A service can be defined as an activity required by one or more users who have agreed on the terms of outcomes and quality of service without details to how it is provided. A service is also, simply put, an act of help or assistance. In a more formal sense:
Services are activities that cause a transformation of the state of an entity (people, product, business, and region or nation) by mutually agreed terms between the service provider and the customer.
Chang, C. M. 2010. Service Systems Management and Engineering: Creating Strategic Differentiation and Operational Excellence. New York, NY, USA: John Wiley & Sons, Inc. ISBN 978-0-470-42332-5.
In the service-dominant logic (S-DL) for marketing, service is the application (through deeds, processes, and performances) of specialized operant resources (knowledge and skills) for the benefit of another entity or the entity itself.(Vargo and Akaka 2009)
In the field of Service Science, Management, and Engineering (SSME), the following is offered:
Services are processes, performances, or experiences that one person or organization does for the benefit of another – such as custom tailoring suit, cooking a dinner to order, driving a limousine, mounting a legal defense, setting a broken bone, teaching a class, or running a business’s information technology infrastructure and applications. In all cases, service involves deployment of knowledge, skills, and competences that one person or organization has for the benefit of another (Vargo and Lusch 2004), often done as a single, customized job. And in all cases, service requires substantial input from the customer or client (Sampson 2001) – how else could your steak be customized for you unless you tell your waiter how you want it prepared? (http://en.wikipedia.org/wiki/Service_Science,_Management_and_Engineering)
- Services are economic activities offered by one party to another, most commonly employing time-based performances to bring about desired results in recipients themselves or in objects or other assets for which purchasers have responsibility. In exchange for their money, time, and effort, service customers expect to obtain value from access to goods, labor, professional skills, facilities, networks, and systems; but they do not normally take ownership of any of the physical elements involved. (Lovelock & Wirtz 2007)
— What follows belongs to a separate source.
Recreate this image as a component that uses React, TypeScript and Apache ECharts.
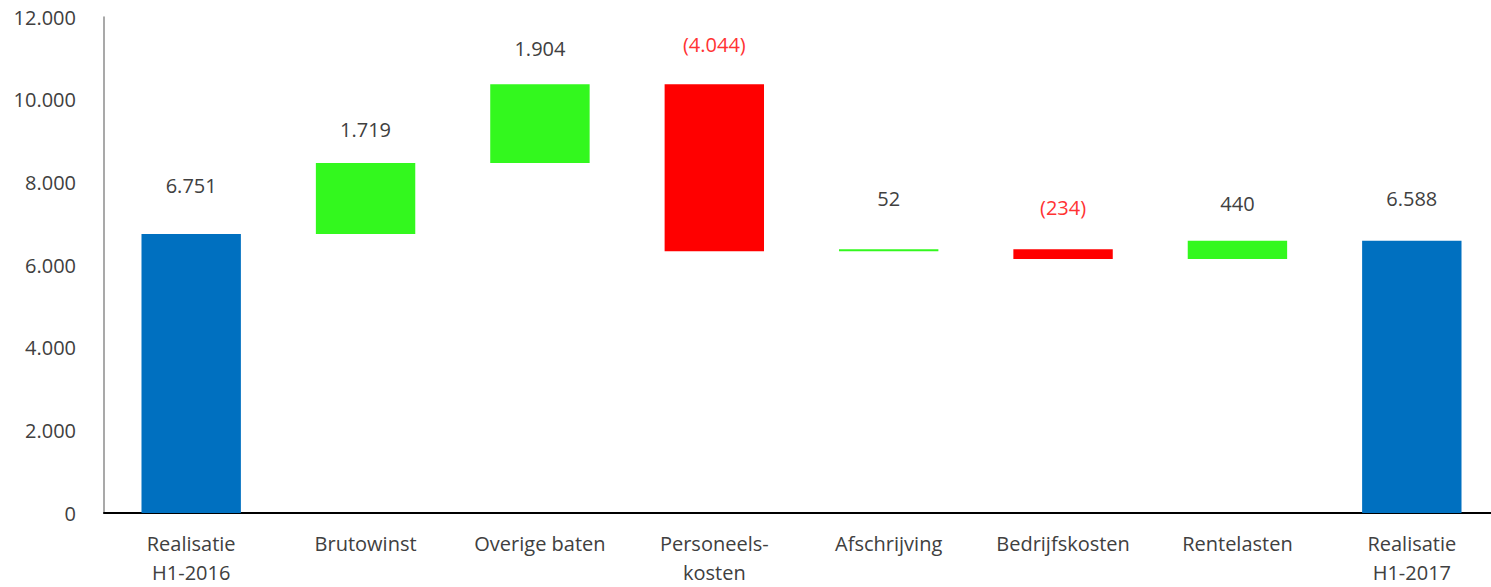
import React, { useEffect, useRef } from "react";
import * as echarts from "echarts";

const categories = [
  "Realisatie\nH1-2016",
  "Brutowinst",
  "Overige baten",
  "Personeels-\nkosten",
  "Afschrijving",
  "Bedrijfskosten",
  "Rentelasten",
  "Realisatie\nH1-2017",
];
// totals (null for deltas) and deltas (null for totals)
const totals: (number | null)[] = [6751, null, null, null, null, null, null, 6588];
const deltas: (number | null)[] = [null, 1719, 1904, -4044, 52, -234, 440, null];
const yTicks = [0, 2000, 4000, 6000, 8000, 10000, 12000];

const BLUE = "#0070C0";
const GREEN = "#33F81E";
const RED = "#FF0000";
const LABEL_RED = "#FF3333";
const TEXT = "#404040";
const FONT = "Open Sans";
const labelDistances = [38, 23, 26, 30, 41, 32, 27, 32];

function fmt(v: number): string {
  const s = Math.abs(v).toString().replace(/\B(?=(\d{3})+(?!\d))/g, ".");
  return v < 0 ? `(${s})` : s;
}

export default function App() {
  const ref = useRef<HTMLDivElement>(null);
  useEffect(() => {
    if (!ref.current) return;
    const chart = echarts.init(ref.current, undefined, { renderer: "svg" });
    const base: number[] = [];
    const vis: any[] = [];
    let running = 0;
    categories.forEach((_, i) => {
      const t = totals[i];
      const d = deltas[i];
      if (t !== null) {
        running = t;
        base.push(0);
        vis.push({
          value: t,
          itemStyle: { color: BLUE },
          label: { distance: labelDistances[i], formatter: fmt(t), color: TEXT },
        });
      } else if (d !== null) {
        const start = running;
        const end = running + d;
        running = end;
        base.push(Math.min(start, end));
        vis.push({
          value: Math.abs(d),
          itemStyle: { color: d >= 0 ? GREEN : RED },
          label: {
            distance: labelDistances[i],
            formatter: fmt(d),
            color: d >= 0 ? TEXT : LABEL_RED,
          },
        });
      }
    });
    chart.setOption({
      animation: false,
      grid: { left: 104, right: 0, top: 17, bottom: 72, containLabel: false },
      xAxis: {
        type: "category",
        data: categories,
        axisLine: { lineStyle: { color: "#000", width: 2 } },
        axisTick: { show: false },
        axisLabel: {
          color: TEXT,
          fontFamily: FONT,
          fontSize: 20,
          lineHeight: 29,
          margin: 16,
          interval: 0,
        },
      },
      yAxis: {
        type: "value",
        min: yTicks[0],
        max: yTicks[yTicks.length - 1],
        interval: 2000,
        splitLine: { show: false },
        axisLine: { show: true, lineStyle: { color: "#8c8c8c", width: 1.5 } },
        axisTick: { show: false },
        axisLabel: {
          color: TEXT,
          fontFamily: FONT,
          fontSize: 20,
          margin: 28,
          formatter: (v: number) => fmt(v),
        },
      },
      series: [
        {
          type: "bar",
          stack: "w",
          data: base,
          itemStyle: { color: "transparent" },
          silent: true,
          barWidth: "57%",
        },
        {
          type: "bar",
          stack: "w",
          data: vis,
          barWidth: "57%",
          label: {
            show: true,
            position: "top",
            fontFamily: FONT,
            fontSize: 20,
          },
        },
      ],
    });
    return () => chart.dispose();
  }, []);
  return (
    <div
      style={{ position: "fixed", left: 0, top: 0, width: 1491, height: 587, overflow: "hidden", background: "#fff" }}
    >
      <div ref={ref} style={{ width: 1499, height: 587 }} />
    </div>
  );
}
- A service is a time-perishable, intangible experience performed for a customer acting in the role of a co-producer. (Fitzsimmons & Fitzsimmons 2007)
- The application of competences (knowledge, skills and resources) by one entity for the benefit of another entity in a non-coercive (mutually agreed and mutually beneficial) manner.
- Value co-creation interactions (typically with well-defined customer-provider entities as parties who initiate, directly or indirectly, front-stage and back-stage activities in anticipation of value results)
- An economic activity offered by one party to another, most commonly employing time-based performances to bring about desired transformation results in recipients themselves or in objects or other assets for which purchasers are responsible. In exchange for their money, time and effort, service customers expect to obtain value from the access to goods, labour, professional skills, facilities, networks and systems; but they do not normally take ownership of any of the physical elements involved. (IfM and IBM 2008)
Fitzsimmons, J.A. & M. J. Fitzsimmons. 2007. "Service Management: Operations, Strategy, Information Technology." 6th ed. New York, NY, USA: McGraw-Hill. ISBN-13: 978-00712-6346-7
IfM and IBM. 2008. "Succeeding through service innovation: A service perspective for education, research, business and government." University of Cambridge Institute for Manufacturing. Cambridge, UK, cited by Spohrer, J. and P. Maglio. 2010. "Service Science: Toward a Smarter Planet." In Introduction to Service Engineering. Ed. G Salvendy and W Karwowski. 3-30. Hoboken, NJ, USA: John Wiley & Sons, Inc.
Lovelock & Wirtz. 2007. Services Marketing: People, Technology, Strategy. 7th Edition. Prentice Hall. ISBN: 978-0-13-610721-7.
Sampson, S.E. 2001. Understanding Service Businesses. New York, NY, USA: John Wiley.
Vargo, S. L. and Lusch, R. F. 2004. The Four Service Marketing Myths – Remnants of a Goods-Based Manufacturing Model. Journal of Service Research 6: 324-335.